En ce sens, nous sommes en accord avec les recommandations de la FQPPU visant à s’assurer que les employeurs universitaires ne puissent subordonner la liberté académique des professeur.es au devoir de loyauté à l’égard de leur établissement. Ces recommandations visent aussi à s’assurer que les universités soient tenues de prendre fait et cause pour défendre les professeurs qui seraient l’objet de poursuite en raison de l’exercice de leur liberté académique.

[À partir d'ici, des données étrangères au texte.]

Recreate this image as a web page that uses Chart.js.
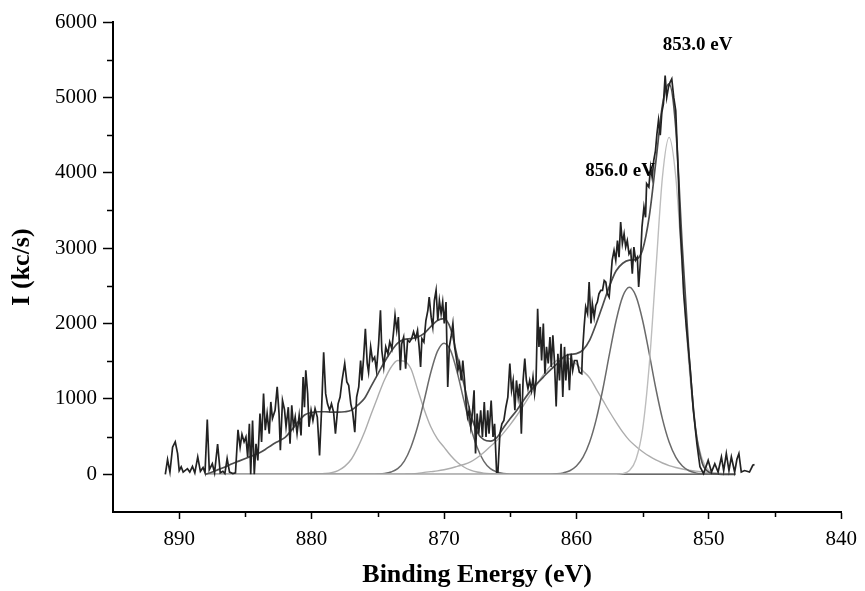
<!DOCTYPE html>
<html>
<head>
<meta charset="utf-8">
<script src="https://cdn.jsdelivr.net/npm/chart.js@4/dist/chart.umd.min.js"></script>
<style>
  html, body { margin: 0; padding: 0; background: #fff; }
  canvas { display: block; }
</style>
</head>
<body>
<canvas id="xps" width="865" height="591"></canvas>
<script>
// measured spectrum (binding energy in eV, intensity in kc/s)
const rawEnergy = [
  891.05, 890.88, 890.7, 890.5, 890.3, 890.12, 890.0, 889.85, 889.7, 889.38,
  889.2, 889.0, 888.82, 888.6, 888.4, 888.2, 888.05, 887.88, 887.73, 887.5,
  887.33, 887.1, 886.9, 886.7, 886.55, 886.38, 886.2, 885.95, 885.75, 885.56,
  885.4, 885.26, 885.1, 884.96, 884.83, 884.7, 884.6, 884.46, 884.33, 884.2,
  884.06, 883.9, 883.78, 883.63, 883.5, 883.36, 883.2, 883.08, 882.96, 882.76,
  882.6, 882.46, 882.36, 882.2, 882.05, 881.93, 881.76, 881.63, 881.5, 881.37,
  881.24, 881.1, 880.94, 880.8, 880.64, 880.54, 880.44, 880.3, 880.2, 880.04,
  879.9, 879.74, 879.57, 879.4, 879.24, 879.09, 878.94, 878.8, 878.64, 878.5,
  878.34, 878.2, 878.0, 877.85, 877.7, 877.5, 877.34, 877.2, 877.04, 876.9,
  876.74, 876.6, 876.44, 876.3, 876.2, 876.07, 875.94, 875.8, 875.7, 875.54,
  875.4, 875.24, 875.1, 874.94, 874.8, 874.7, 874.55, 874.4, 874.24, 874.1,
  873.94, 873.8, 873.7, 873.57, 873.45, 873.3, 873.2, 873.05, 872.9, 872.75,
  872.6, 872.45, 872.3, 872.15, 872.0, 871.88, 871.77, 871.67, 871.52, 871.37,
  871.22, 871.12, 870.97, 870.85, 870.73, 870.6, 870.47, 870.35, 870.22, 870.1,
  869.98, 869.85, 869.72, 869.6, 869.45, 869.33, 869.2, 869.08, 868.95, 868.83,
  868.7, 868.58, 868.45, 868.33, 868.22, 868.1, 867.98, 867.85, 867.73, 867.62,
  867.5, 867.38, 867.23, 867.1, 866.96, 866.83, 866.7, 866.6, 866.44, 866.3,
  866.18, 866.03, 865.93, 865.78, 865.63, 865.48, 865.33, 865.18, 865.03, 864.9,
  864.78, 864.65, 864.53, 864.4, 864.28, 864.16, 864.03, 863.9, 863.78, 863.66,
  863.53, 863.4, 863.28, 863.16, 863.05, 862.93, 862.83, 862.73, 862.63, 862.5,
  862.38, 862.26, 862.13, 862.0, 861.9, 861.78, 861.66, 861.53, 861.4, 861.28,
  861.16, 861.03, 860.9, 860.8, 860.66, 860.53, 860.4, 860.28, 860.15, 859.96,
  859.78, 859.6, 859.55, 859.42, 859.3, 859.16, 859.04, 858.9, 858.8, 858.66,
  858.54, 858.42, 858.3, 858.16, 858.03, 857.9, 857.78, 857.66, 857.53, 857.4,
  857.3, 857.16, 857.03, 856.9, 856.78, 856.66, 856.53, 856.4, 856.28, 856.16,
  856.03, 855.9, 855.78, 855.66, 855.53, 855.4, 855.3, 855.16, 855.05, 854.9,
  854.78, 854.7, 854.53, 854.4, 854.28, 854.16, 854.03, 853.92, 853.8, 853.67,
  853.55, 853.43, 853.3, 853.18, 853.05, 852.93, 852.8, 852.65, 852.5, 852.3,
  852.17, 852.05, 851.9, 851.7, 851.4, 851.17, 850.9, 850.67, 850.4, 850.05,
  849.8, 849.55, 849.3, 849.05, 848.88, 848.68, 848.48, 848.3, 848.05, 847.88,
  847.73, 847.55, 847.3, 846.93, 846.68, 846.55
];
const rawCounts = [
  0, 195, 30, 360, 430, 275, 50, 100, 30, 75,
  30, 105, 20, 230, 40, 90, 20, 725, 60, 140,
  20, 400, 20, 40, 10, 210, 30, 10, 20, 590,
  360, 530, 430, 495, 230, 670, 0, 715, 0, 405,
  185, 805, 430, 1070, 585, 805, 540, 960, 740, 850,
  1160, 805, 320, 980, 860, 630, 890, 405, 915, 630,
  760, 540, 780, 515, 1290, 890, 1380, 1070, 630, 850,
  715, 870, 760, 250, 890, 1620, 1070, 935, 850, 935,
  825, 540, 935, 1025, 1245, 1470, 1225, 1180, 935, 825,
  560, 1025, 1160, 1510, 1245, 1555, 1930, 1470, 1355, 1690,
  1510, 1555, 1380, 1730, 2175, 1645, 1425, 1690, 1600, 1755,
  1665, 1910, 2110, 1910, 2085, 1380, 1730, 1820, 1400, 1780,
  1755, 1800, 1890, 1800, 1910, 1690, 1425, 1800, 1755, 2040,
  2175, 2350, 2085, 1955, 2305, 2440, 2040, 2305, 2130, 2285,
  2000, 2285, 1160, 1690, 1845, 2000, 1690, 1555, 1380, 1470,
  1245, 1510, 1245, 935, 760, 850, 630, 825, 1115, 275,
  805, 540, 850, 495, 960, 495, 850, 540, 980, 495,
  670, 30, 30, 540, 670, 715, 890, 1025, 1470, 1115,
  1245, 850, 1245, 1025, 1200, 540, 1245, 1535, 1245, 1135,
  1245, 1115, 1290, 1070, 1245, 2195, 1690, 1955, 1510, 2000,
  1335, 1690, 1470, 1820, 1425, 1845, 1500, 900, 1600, 1245,
  1730, 1025, 1690, 1245, 1600, 1115, 1600, 1380, 1510, 1510,
  1355, 1335, 1600, 1955, 2220, 2130, 2550, 2000, 2265, 2085,
  2240, 2285, 2395, 2440, 2440, 2570, 2550, 2395, 2350, 2615,
  2840, 2970, 2840, 3100, 2880, 3345, 3060, 3190, 3015, 3100,
  2925, 2970, 2660, 3015, 2840, 2880, 2485, 2840, 3280, 3545,
  3410, 3855, 3810, 4075, 3940, 4165, 4295, 4515, 4700, 4500,
  4800, 4915, 5290, 5000, 5135, 5200, 5245, 5000, 4825, 3940,
  3280, 2925, 2395, 1955, 1380, 850, 405, 100, 10, 185,
  30, 140, 30, 230, 50, 275, 50, 230, 30, 200,
  275, 30, 50, 30, 120, 130
];

// fit curves, read every 0.5 eV from 888 down to 848
const fitEnergy = [
  888, 887.5, 887, 886.5, 886, 885.5, 885, 884.5, 884, 883.5,
  883, 882.5, 882, 881.5, 881, 880.5, 880, 879.5, 879, 878.5,
  878, 877.5, 877, 876.5, 876, 875.5, 875, 874.5, 874, 873.5,
  873, 872.5, 872, 871.5, 871, 870.5, 870, 869.5, 869, 868.5,
  868, 867.5, 867, 866.5, 866, 865.5, 865, 864.5, 864, 863.5,
  863, 862.5, 862, 861.5, 861, 860.5, 860, 859.5, 859, 858.5,
  858, 857.5, 857, 856.5, 856, 855.5, 855, 854.5, 854, 853.5,
  853, 852.5, 852, 851.5, 851, 850.5, 850, 849.5, 849, 848.5,
  848
];
const envelope = [
  0, 30, 65, 100, 140, 175, 210, 245, 280, 330,
  390, 440, 490, 590, 700, 790, 820, 830, 830, 825,
  825, 830, 850, 920, 1010, 1170, 1330, 1490, 1630, 1740,
  1790, 1800, 1820, 1870, 1960, 2040, 2065, 1930, 1560, 1200,
  810, 560, 460, 440, 490, 620, 740, 850, 980, 1100,
  1200, 1290, 1380, 1460, 1550, 1590, 1600, 1650, 1780, 2000,
  2250, 2500, 2700, 2800, 2840, 2850, 2980, 3420, 4150, 4900,
  5180, 4600, 3000, 1600, 600, 150, 30, 5, 0, 0,
  0
];
const peak853 = [
  0, 0, 0, 0, 0, 0, 0, 0, 0, 0,
  0, 0, 0, 0, 0, 0, 0, 0, 0, 0,
  0, 0, 0, 0, 0, 0, 0, 0, 0, 0,
  0, 0, 0, 0, 0, 0, 0, 0, 0, 0,
  0, 0, 0, 0, 0, 0, 0, 0, 0, 0,
  0, 0, 0, 0, 0, 0, 0, 0, 0, 0,
  0, 0, 0, 10, 50, 200, 600, 1450, 2710, 3950,
  4470, 3950, 2710, 1450, 600, 200, 50, 10, 0, 0,
  0
];
const peak856 = [
  0, 0, 0, 0, 0, 0, 0, 0, 0, 0,
  0, 0, 0, 0, 0, 0, 0, 0, 0, 0,
  0, 0, 0, 0, 0, 0, 0, 0, 0, 0,
  0, 0, 0, 0, 0, 0, 0, 0, 0, 0,
  0, 0, 0, 0, 0, 0, 0, 0, 0, 0,
  0, 0, 2, 7, 19, 47, 109, 227, 428, 732,
  1135, 1600, 2040, 2360, 2480, 2360, 2040, 1600, 1135, 732,
  428, 227, 109, 47, 19, 7, 2, 0, 0, 0,
  0
];
const satellite = [
  0, 0, 0, 0, 0, 0, 0, 0, 0, 0,
  0, 0, 0, 0, 0, 0, 0, 0, 0, 0,
  0, 0, 0, 0, 0, 0, 0, 0, 0, 0,
  3, 6, 12, 25, 35, 45, 60, 80, 105, 130,
  165, 220, 290, 370, 450, 550, 660, 780, 910, 1050,
  1190, 1320, 1430, 1510, 1550, 1530, 1460, 1370, 1280, 1130,
  980, 830, 690, 560, 450, 370, 300, 240, 190, 150,
  115, 90, 70, 55, 42, 32, 24, 18, 13, 9,
  6
];
const peak873 = [
  0, 0, 0, 0, 0, 0, 0, 0, 0, 0,
  0, 0, 0, 0, 0, 0, 3, 5, 10, 22,
  50, 105, 200, 360, 560, 800, 1030, 1250, 1420, 1510,
  1500, 1400, 1130, 860, 630, 470, 360, 250, 160, 97,
  55, 30, 15, 8, 5, 2, 0, 0, 0, 0,
  0, 0, 0, 0, 0, 0, 0, 0, 0, 0,
  0, 0, 0, 0, 0, 0, 0, 0, 0, 0,
  0, 0, 0, 0, 0, 0, 0, 0, 0, 0,
  0
];
const peak870 = [
  0, 0, 0, 0, 0, 0, 0, 0, 0, 0,
  0, 0, 0, 0, 0, 0, 0, 0, 0, 0,
  0, 0, 0, 0, 0, 0, 3, 10, 30, 75,
  175, 360, 630, 980, 1350, 1630, 1740, 1640, 1350, 980,
  630, 360, 175, 75, 30, 10, 2, 0, 0, 0,
  0, 0, 0, 0, 0, 0, 0, 0, 0, 0,
  0, 0, 0, 0, 0, 0, 0, 0, 0, 0,
  0, 0, 0, 0, 0, 0, 0, 0, 0, 0,
  0
];

const xTicks = [890, 880, 870, 860, 850, 840];
const yTicks = [0, 1000, 2000, 3000, 4000, 5000, 6000];
const xMinorTicks = [885, 875, 865, 855, 845];
const yMinorTicks = [500, 1500, 2500, 3500, 4500, 5500];
const peakLabels = [
  { text: '853.0 eV', energy: 850.85, counts: 5690 },
  { text: '856.0 eV', energy: 856.7, counts: 4020 },
];

const SERIF = '"Liberation Serif", "Times New Roman", serif';

const toPoints = (xs, ys) => xs.map((x, i) => ({ x, y: ys[i] }));

const smoothLine = (data, color, width) => ({
  data: toPoints(fitEnergy, data),
  borderColor: color,
  borderWidth: width,
  pointRadius: 0,
  cubicInterpolationMode: 'monotone',
  fill: false,
});

// minor ticks are shorter than the major ones, so they are drawn here
const minorTicks = {
  id: 'minorTicks',
  afterDraw(chart) {
    const { ctx, chartArea, scales: { x, y } } = chart;
    ctx.save();
    ctx.strokeStyle = '#000';
    ctx.lineWidth = 1.5;
    ctx.beginPath();
    yMinorTicks.forEach(v => {
      const py = Math.round(y.getPixelForValue(v)) + 0.5;
      ctx.moveTo(chartArea.left - 6, py);
      ctx.lineTo(chartArea.left, py);
    });
    xMinorTicks.forEach(v => {
      const px = Math.round(x.getPixelForValue(v)) + 0.5;
      ctx.moveTo(px, chartArea.bottom);
      ctx.lineTo(px, chartArea.bottom + 5);
    });
    ctx.stroke();
    ctx.restore();
  },
};

const peakText = {
  id: 'peakText',
  afterDatasetsDraw(chart) {
    const { ctx, scales: { x, y } } = chart;
    ctx.save();
    ctx.font = `bold 19px ${SERIF}`;
    ctx.fillStyle = '#000';
    ctx.textAlign = 'center';
    ctx.textBaseline = 'middle';
    peakLabels.forEach(l => ctx.fillText(l.text, x.getPixelForValue(l.energy), y.getPixelForValue(l.counts)));
    ctx.restore();
  },
};

new Chart(document.getElementById('xps'), {
  type: 'line',
  data: {
    datasets: [
      {
        data: toPoints(rawEnergy, rawCounts),
        borderColor: '#222',
        borderWidth: 1.7,
        pointRadius: 0,
        tension: 0,
        fill: false,
      },
      smoothLine(envelope, '#4d4d4d', 1.7),
      smoothLine(peak853, '#bdbdbd', 1.4),
      smoothLine(peak856, '#6a6a6a', 1.5),
      smoothLine(satellite, '#adadad', 1.4),
      smoothLine(peak870, '#6a6a6a', 1.5),
      smoothLine(peak873, '#adadad', 1.4),
    ],
  },
  options: {
    responsive: false,
    animation: false,
    events: [],
    layout: { padding: { top: 22, right: 17, bottom: 0, left: 0 } },
    plugins: {
      legend: { display: false },
      tooltip: { enabled: false },
    },
    scales: {
      x: {
        type: 'linear',
        reverse: true,
        min: 840,
        max: 895,
        border: { color: '#000', width: 2 },
        grid: {
          drawOnChartArea: false,
          tickLength: 7,
          tickWidth: 1.5,
          tickColor: '#000',
        },
        afterBuildTicks: s => { s.ticks = xTicks.map(value => ({ value })); },
        ticks: {
          autoSkip: false,
          maxRotation: 0,
          padding: 8,
          color: '#000',
          font: { family: SERIF, size: 21 },
          callback: v => String(v),
        },
        title: {
          display: true,
          text: 'Binding Energy (eV)',
          color: '#000',
          font: { family: SERIF, size: 26, weight: 'bold' },
          padding: { top: 0, bottom: 0 },
        },
        afterFit: s => { s.height = 79; },
      },
      y: {
        min: -500,
        max: 6000,
        border: { color: '#000', width: 2 },
        grid: {
          drawOnChartArea: false,
          tickLength: 10,
          tickWidth: 1.5,
          tickColor: '#000',
        },
        afterBuildTicks: s => { s.ticks = yTicks.map(value => ({ value })); },
        ticks: {
          autoSkip: false,
          padding: 6,
          color: '#000',
          font: { family: SERIF, size: 21 },
          callback: v => String(v),
        },
        title: {
          display: true,
          text: 'I (kc/s)',
          color: '#000',
          font: { family: SERIF, size: 26, weight: 'bold' },
          padding: { top: 7, bottom: 0 },
        },
        afterFit: s => { s.width = 113; },
      },
    },
  },
  plugins: [minorTicks, peakText],
});
</script>
</body>
</html>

Finalement, l’article 6 du projet de loi 32 donne le pouvoir au ministre d’ordonner à un établissement d’intégrer dans sa politique « tout élément qu’il indique » lorsqu’il estime nécessaire de le faire pour protéger la liberté académique. Cet élément nous inquiète, car on comprend ici que la loi donne un pouvoir au gouvernement de dicter aux universités, et donc aux professeurs, de quelle façon la liberté académique doit être promue et défendue.
Les questions que nous soulevons méritent un examen approfondi. Nous espérons que les consultations prévues sur ce projet de loi permettront d’y réfléchir et de proposer des amendements suffisants pour clarifier et améliorer les conditions de l’exercice de la liberté académique, inhérente à notre profession.